Banning children from the internet would probably require any computer that a child might obtain access to to be locked down and verify that an adult is using it before going online.
That's going to be way more obtrusive than a well designed way to do anonymous age verification. It would affect nearly everyone who wants to go online, instead of only people who want to go online at sites that aren't safe for children.
> Children didn’t have access to the internet for thousands of years and they survived.
Adults also didn't have access to the internet for thousands of years and they survived, so what's your point?
The guardians of the child should be held responsible. When a child goes to a friends house their friends parents become the guardians. You as a parent decide trust that their friends parents are suitable for looking after your child.

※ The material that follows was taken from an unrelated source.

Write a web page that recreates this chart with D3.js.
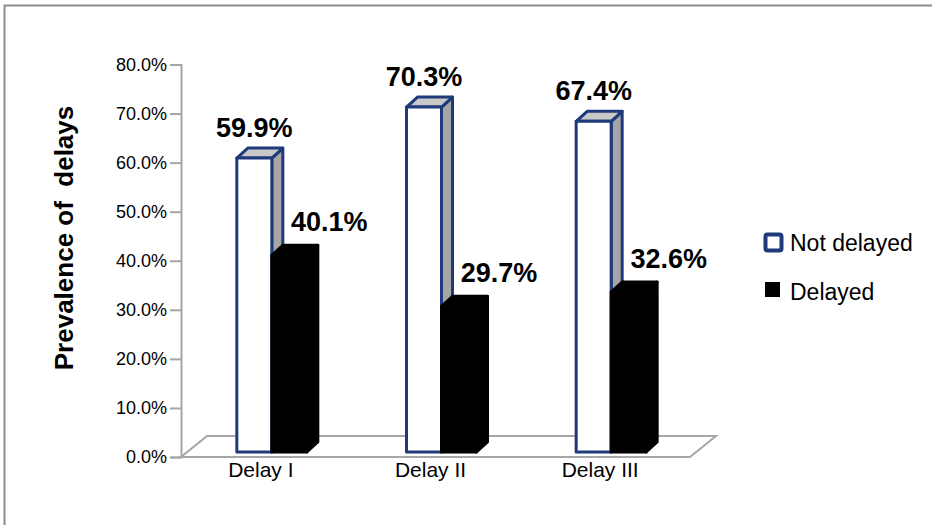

It's the same as if you go in to the shop. Your relying on the shop keeper to keep the store responsible ensuring its not dangerous to yourself. As with the library, the library is responsible.
You walk in to my house, trip up on some turned up carpet who's fault is it? Your's technically because you should of seen the risk. However it is mine for having an potential hazard.
I should of informed yourself, btw the carpet is unsafe. The parents should of educated the child that the internet is unsafe and that such acts of this can occur online. This isn't 2005 when the internet was new, this was 2014 when internet was fully blown.
It could be more education that parents require however the parents are or at least should take blame. It was a website on the internet, their daughter was 11.
Parents should of known that on the internet malicious content exists: as do noodie magazines exist on the top shelf of the news agents.
This case plays out like the one of the parents of Maddie. They went out for a drink, left their three year old alone in a vila in another country but it's not our fault for going for drinks.